Saturday, April 4, 2009

Gummo

I’ve never seen this movie before, but I’ve heard lots of people tell me it’s reaaaaal messed up. And they’re right. As far as I can tell there are 14 different story lines. Kid with bunny ears stands on a walkway over the highway releasing all kinds of bodily fluids on traffic while a hilarious song about a rooster plays in the background. Then another kid finds a lump in a girl’s breast that he’s feeling up. Then a couple of kids are riding around shooting cats with BB guns and selling them to this guy who sells them to a Chinese restaurant.
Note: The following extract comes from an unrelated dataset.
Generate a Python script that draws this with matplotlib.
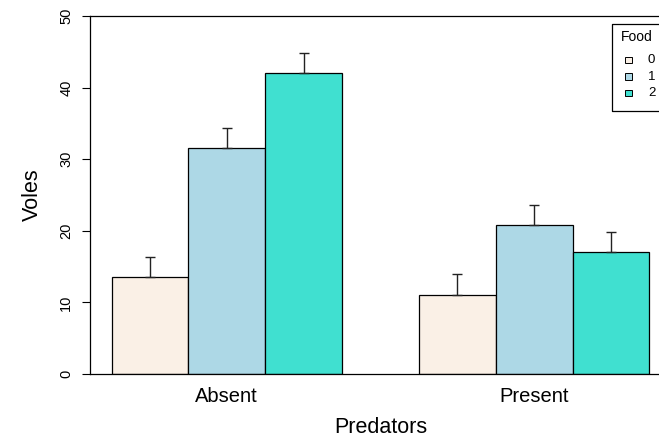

Then these bleach blonde girls without eyebrows (one of them is the bunhead from Big Love) put electrical tape on their nipples and jump on the bed. Then these two skinhead guys work out and then start fist fighting in the kitchen. There’s lots of mullets and dead animals. Then there’s two little boys dressed as cowboys who swear and yell like idiots. Then a retarded girl in a Krokus shirt (you can tell she’s retarded because she’s wearing a Krokus shirt) hugs the blonde girls while they watch a kid play tennis with designs carved into his hair. Then there’s a black midget sitting on the couch with a guy who’s rambling about a lesbian midwife. Then the two BB gun kids go over and pay a guy to sleep with this retarded girl. One of them is wearing a Dio shirt. Wurd. I could go on and on about the other weird stuff that happens, but I won’t waste your time. But there is an albino. This movie is as messed up as people have told me. It’s hilariously weird and the characters are freakshows, but I did enjoy it, more than I would have liked to. Ha ha.